→ **MATERIAL**:
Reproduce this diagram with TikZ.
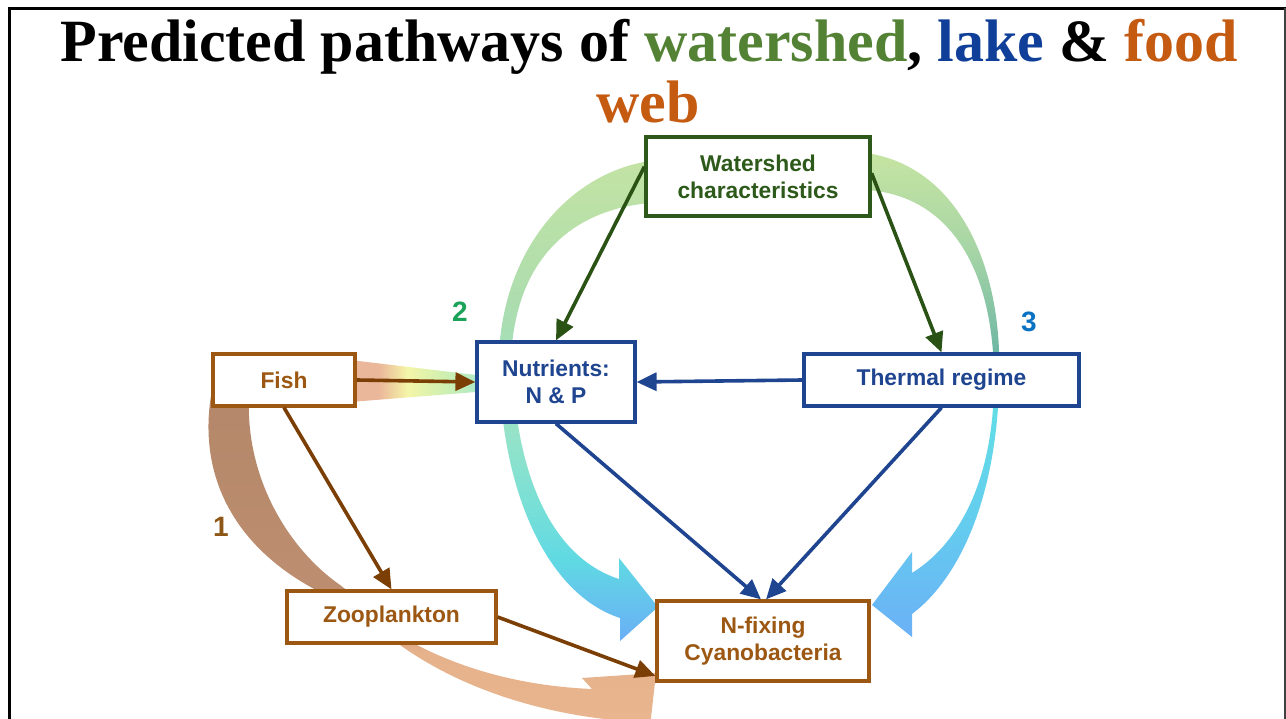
\documentclass[tikz,border=0pt]{standalone}
\usepackage{fontspec}
\setmainfont{Liberation Serif}
\newfontfamily\boxfont{Liberation Sans}
\usetikzlibrary{arrows.meta,calc}

\definecolor{ttlgreen}{HTML}{548235}
\definecolor{ttlblue}{HTML}{0F3F98}
\definecolor{ttlorange}{HTML}{C55A11}
\definecolor{wsgreen}{HTML}{2D5A1A}
\definecolor{arrgreen}{HTML}{2A5215}
\definecolor{lkblue}{HTML}{1F4590}
\definecolor{fwbrown}{HTML}{9C5812}
\definecolor{arrbrown}{HTML}{7B3F06}
\definecolor{lbltwo}{HTML}{1CA35A}
\definecolor{lblthree}{HTML}{0A72C2}
\definecolor{lblone}{HTML}{8E5716}

\definecolor{lbA}{HTML}{6AAEF6}
\definecolor{lbB}{HTML}{60D9E3}
\definecolor{lbC}{HTML}{7BE0D5}
\definecolor{lbD}{HTML}{9AE3C6}
\definecolor{lbE}{HTML}{ADDDAE}
\definecolor{lbF}{HTML}{C3E3A4}
\pgfdeclareverticalshading{leftband}{100bp}{color(0bp)=(lbA); color(25bp)=(lbA); color(33.4bp)=(lbB); color(39.7bp)=(lbC); color(48bp)=(lbD); color(60.4bp)=(lbE); color(75bp)=(lbF); color(100bp)=(lbF)}

\definecolor{rbA}{HTML}{6BB0F6}
\definecolor{rbB}{HTML}{64CDEE}
\definecolor{rbC}{HTML}{62DDE6}
\definecolor{rbD}{HTML}{6CB6A4}
\definecolor{rbE}{HTML}{A7D5A6}
\definecolor{rbF}{HTML}{C5E4A2}
\pgfdeclareverticalshading{rightband}{100bp}{color(0bp)=(rbA); color(25bp)=(rbA); color(37bp)=(rbB); color(48.4bp)=(rbC); color(54bp)=(rbD); color(65bp)=(rbE); color(75bp)=(rbF); color(100bp)=(rbF)}

\definecolor{bbA}{HTML}{EAB690}
\definecolor{bbB}{HTML}{E6B28C}
\definecolor{bbC}{HTML}{BC8D6E}
\definecolor{bbD}{HTML}{B4876A}
\pgfdeclareverticalshading{brownband}{100bp}{color(0bp)=(bbA); color(25bp)=(bbA); color(37.9bp)=(bbB); color(44.9bp)=(bbC); color(50.5bp)=(bbC); color(75bp)=(bbD); color(100bp)=(bbD)}

\definecolor{wgA}{HTML}{EBB79A}
\definecolor{wgB}{HTML}{F4F5A8}
\definecolor{wgC}{HTML}{D0F0B0}
\definecolor{wgD}{HTML}{B0EAC5}
\pgfdeclarehorizontalshading{fishwedge}{100bp}{color(0bp)=(wgA); color(25bp)=(wgA); color(36.6bp)=(wgA); color(47.7bp)=(wgB); color(62bp)=(wgC); color(75bp)=(wgD); color(100bp)=(wgD)}

\tikzset{
  box/.style={draw, fill=white, line width=3.2pt, inner sep=0pt, align=center,
    font=\boxfont\bfseries\fontsize{22.8}{27}\selectfont},
  wsbox/.style={box, draw=wsgreen, text=wsgreen},
  lkbox/.style={box, draw=lkblue, text=lkblue},
  fwbox/.style={box, draw=fwbrown, text=fwbrown},
  conn/.style={line width=3.6pt, -{Triangle[length=20pt,width=18pt]}},
  numlbl/.style={font=\boxfont\bfseries\fontsize{28}{28}\selectfont},
  ttl/.style={anchor=base, inner sep=0pt, font=\bfseries\fontsize{60}{60}\selectfont}
}

\begin{document}
\begin{tikzpicture}[x=1pt,y=-1pt]
\useasboundingbox (0,0) rectangle (1286,719);
\fill[white] (0,0) rectangle (1286,719);

% frame
\draw[line width=3pt] (9,719) -- (9,8.3) -- (1286,8.3);
\draw[line width=1.5pt, black!75] (1285,8) -- (1285,719);

% title
\node[ttl] (title1) at (649,62) {Predicted pathways of \textcolor{ttlgreen}{watershed}, \textcolor{ttlblue}{lake} \& \textcolor{ttlorange}{food}};
\node[ttl, text=ttlorange] (title2) at (648,123) {web};

% wide bands
\shade[shading=leftband]
  (650,161) .. controls (575,172) and (510,240) .. (500,340)
  .. controls (494,460) and (535,590) .. (620,618)
  -- (620,641) -- (658,607) -- (619,558) -- (619,579)
  .. controls (545,555) and (512,460) .. (512,345)
  .. controls (520,260) and (570,210) .. (650,203) -- cycle;

\shade[shading=rightband]
  (866,153) .. controls (950,165) and (995,250) .. (999,350)
  .. controls (1003,470) and (970,570) .. (912,614)
  -- (912,637) -- (872,605) -- (912,552) -- (912,573)
  .. controls (965,540) and (994,470) .. (994,380)
  .. controls (994,270) and (950,195) .. (866,190) -- cycle;

\shade[shading=brownband]
  (213,385) .. controls (195,470) and (230,550) .. (330,597)
  .. controls (360,612) and (380,632) .. (400,645)
  .. controls (470,695) and (560,718) .. (640,722)
  -- (648,745) -- (656,673) -- (582,678) -- (592,689)
  .. controls (520,686) and (460,668) .. (413,643)
  .. controls (390,630) and (360,600) .. (340,585)
  .. controls (290,550) and (245,480) .. (249,395) -- cycle;

\shade[shading=fishwedge] (350,360) -- (476,375) -- (476,392) -- (350,402) -- cycle;

% boxes
\node[wsbox, minimum width=224pt, minimum height=79pt] (ws) at (758,176.5) {Watershed\\characteristics};
\node[lkbox, minimum width=158pt, minimum height=80pt] (nut) at (556,382) {Nutrients:\\N \& P};
\node[lkbox, minimum width=275pt, minimum height=52pt] (therm) at (941.5,380) {Thermal regime};
\node[fwbox, minimum width=142pt, minimum height=52pt] (fish) at (284,380) {Fish};
\node[fwbox, minimum width=209pt, minimum height=52pt] (zoo) at (391.5,617) {Zooplankton};
\node[fwbox, minimum width=212pt, minimum height=80pt] (cyano) at (763,641) {N-fixing\\Cyanobacteria};

% labels
\node[numlbl, text=lbltwo] (l2) at (460,312) {2};
\node[numlbl, text=lblthree] (l3) at (1029,322) {3};
\node[numlbl, text=lblone] (l1) at (221,527) {1};

% connectors
\draw[conn, arrgreen] ($(ws.north west)!0.38!(ws.south west)$) -- (nut.north);
\draw[conn, arrgreen] ($(ws.north east)!0.46!(ws.south east)$) -- (therm.north);
\draw[conn, lkblue] (therm.west) -- (nut.east);
\draw[conn, lkblue] (nut.south) -- ([xshift=-2pt]cyano.north);
\draw[conn, lkblue] (therm.south) -- ([xshift=3pt]cyano.north);
\draw[conn, arrbrown] (fish.east) -- (nut.west);
\draw[conn, arrbrown] (fish.south) -- (zoo.north);
\draw[conn, arrbrown] (zoo.east) -- ($(cyano.south west)!0.08!(cyano.north west)$);
\end{tikzpicture}
\end{document}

→ **GIVEN EXERCISE**: Make an exact copy of the data, leaving its pictures out.

→ **OUTPUT FOR THIS EXERCISE**:
Reproduce this diagram with TikZ.
\documentclass[tikz,border=0pt]{standalone}
\usepackage{fontspec}
\setmainfont{Liberation Serif}
\newfontfamily\boxfont{Liberation Sans}
\usetikzlibrary{arrows.meta,calc}

\definecolor{ttlgreen}{HTML}{548235}
\definecolor{ttlblue}{HTML}{0F3F98}
\definecolor{ttlorange}{HTML}{C55A11}
\definecolor{wsgreen}{HTML}{2D5A1A}
\definecolor{arrgreen}{HTML}{2A5215}
\definecolor{lkblue}{HTML}{1F4590}
\definecolor{fwbrown}{HTML}{9C5812}
\definecolor{arrbrown}{HTML}{7B3F06}
\definecolor{lbltwo}{HTML}{1CA35A}
\definecolor{lblthree}{HTML}{0A72C2}
\definecolor{lblone}{HTML}{8E5716}

\definecolor{lbA}{HTML}{6AAEF6}
\definecolor{lbB}{HTML}{60D9E3}
\definecolor{lbC}{HTML}{7BE0D5}
\definecolor{lbD}{HTML}{9AE3C6}
\definecolor{lbE}{HTML}{ADDDAE}
\definecolor{lbF}{HTML}{C3E3A4}
\pgfdeclareverticalshading{leftband}{100bp}{color(0bp)=(lbA); color(25bp)=(lbA); color(33.4bp)=(lbB); color(39.7bp)=(lbC); color(48bp)=(lbD); color(60.4bp)=(lbE); color(75bp)=(lbF); color(100bp)=(lbF)}

\definecolor{rbA}{HTML}{6BB0F6}
\definecolor{rbB}{HTML}{64CDEE}
\definecolor{rbC}{HTML}{62DDE6}
\definecolor{rbD}{HTML}{6CB6A4}
\definecolor{rbE}{HTML}{A7D5A6}
\definecolor{rbF}{HTML}{C5E4A2}
\pgfdeclareverticalshading{rightband}{100bp}{color(0bp)=(rbA); color(25bp)=(rbA); color(37bp)=(rbB); color(48.4bp)=(rbC); color(54bp)=(rbD); color(65bp)=(rbE); color(75bp)=(rbF); color(100bp)=(rbF)}

\definecolor{bbA}{HTML}{EAB690}
\definecolor{bbB}{HTML}{E6B28C}
\definecolor{bbC}{HTML}{BC8D6E}
\definecolor{bbD}{HTML}{B4876A}
\pgfdeclareverticalshading{brownband}{100bp}{color(0bp)=(bbA); color(25bp)=(bbA); color(37.9bp)=(bbB); color(44.9bp)=(bbC); color(50.5bp)=(bbC); color(75bp)=(bbD); color(100bp)=(bbD)}

\definecolor{wgA}{HTML}{EBB79A}
\definecolor{wgB}{HTML}{F4F5A8}
\definecolor{wgC}{HTML}{D0F0B0}
\definecolor{wgD}{HTML}{B0EAC5}
\pgfdeclarehorizontalshading{fishwedge}{100bp}{color(0bp)=(wgA); color(25bp)=(wgA); color(36.6bp)=(wgA); color(47.7bp)=(wgB); color(62bp)=(wgC); color(75bp)=(wgD); color(100bp)=(wgD)}

\tikzset{
  box/.style={draw, fill=white, line width=3.2pt, inner sep=0pt, align=center,
    font=\boxfont\bfseries\fontsize{22.8}{27}\selectfont},
  wsbox/.style={box, draw=wsgreen, text=wsgreen},
  lkbox/.style={box, draw=lkblue, text=lkblue},
  fwbox/.style={box, draw=fwbrown, text=fwbrown},
  conn/.style={line width=3.6pt, -{Triangle[length=20pt,width=18pt]}},
  numlbl/.style={font=\boxfont\bfseries\fontsize{28}{28}\selectfont},
  ttl/.style={anchor=base, inner sep=0pt, font=\bfseries\fontsize{60}{60}\selectfont}
}

\begin{document}
\begin{tikzpicture}[x=1pt,y=-1pt]
\useasboundingbox (0,0) rectangle (1286,719);
\fill[white] (0,0) rectangle (1286,719);

% frame
\draw[line width=3pt] (9,719) -- (9,8.3) -- (1286,8.3);
\draw[line width=1.5pt, black!75] (1285,8) -- (1285,719);

% title
\node[ttl] (title1) at (649,62) {Predicted pathways of \textcolor{ttlgreen}{watershed}, \textcolor{ttlblue}{lake} \& \textcolor{ttlorange}{food}};
\node[ttl, text=ttlorange] (title2) at (648,123) {web};

% wide bands
\shade[shading=leftband]
  (650,161) .. controls (575,172) and (510,240) .. (500,340)
  .. controls (494,460) and (535,590) .. (620,618)
  -- (620,641) -- (658,607) -- (619,558) -- (619,579)
  .. controls (545,555) and (512,460) .. (512,345)
  .. controls (520,260) and (570,210) .. (650,203) -- cycle;

\shade[shading=rightband]
  (866,153) .. controls (950,165) and (995,250) .. (999,350)
  .. controls (1003,470) and (970,570) .. (912,614)
  -- (912,637) -- (872,605) -- (912,552) -- (912,573)
  .. controls (965,540) and (994,470) .. (994,380)
  .. controls (994,270) and (950,195) .. (866,190) -- cycle;

\shade[shading=brownband]
  (213,385) .. controls (195,470) and (230,550) .. (330,597)
  .. controls (360,612) and (380,632) .. (400,645)
  .. controls (470,695) and (560,718) .. (640,722)
  -- (648,745) -- (656,673) -- (582,678) -- (592,689)
  .. controls (520,686) and (460,668) .. (413,643)
  .. controls (390,630) and (360,600) .. (340,585)
  .. controls (290,550) and (245,480) .. (249,395) -- cycle;

\shade[shading=fishwedge] (350,360) -- (476,375) -- (476,392) -- (350,402) -- cycle;

% boxes
\node[wsbox, minimum width=224pt, minimum height=79pt] (ws) at (758,176.5) {Watershed\\characteristics};
\node[lkbox, minimum width=158pt, minimum height=80pt] (nut) at (556,382) {Nutrients:\\N \& P};
\node[lkbox, minimum width=275pt, minimum height=52pt] (therm) at (941.5,380) {Thermal regime};
\node[fwbox, minimum width=142pt, minimum height=52pt] (fish) at (284,380) {Fish};
\node[fwbox, minimum width=209pt, minimum height=52pt] (zoo) at (391.5,617) {Zooplankton};
\node[fwbox, minimum width=212pt, minimum height=80pt] (cyano) at (763,641) {N-fixing\\Cyanobacteria};

% labels
\node[numlbl, text=lbltwo] (l2) at (460,312) {2};
\node[numlbl, text=lblthree] (l3) at (1029,322) {3};
\node[numlbl, text=lblone] (l1) at (221,527) {1};

% connectors
\draw[conn, arrgreen] ($(ws.north west)!0.38!(ws.south west)$) -- (nut.north);
\draw[conn, arrgreen] ($(ws.north east)!0.46!(ws.south east)$) -- (therm.north);
\draw[conn, lkblue] (therm.west) -- (nut.east);
\draw[conn, lkblue] (nut.south) -- ([xshift=-2pt]cyano.north);
\draw[conn, lkblue] (therm.south) -- ([xshift=3pt]cyano.north);
\draw[conn, arrbrown] (fish.east) -- (nut.west);
\draw[conn, arrbrown] (fish.south) -- (zoo.north);
\draw[conn, arrbrown] (zoo.east) -- ($(cyano.south west)!0.08!(cyano.north west)$);
\end{tikzpicture}
\end{document}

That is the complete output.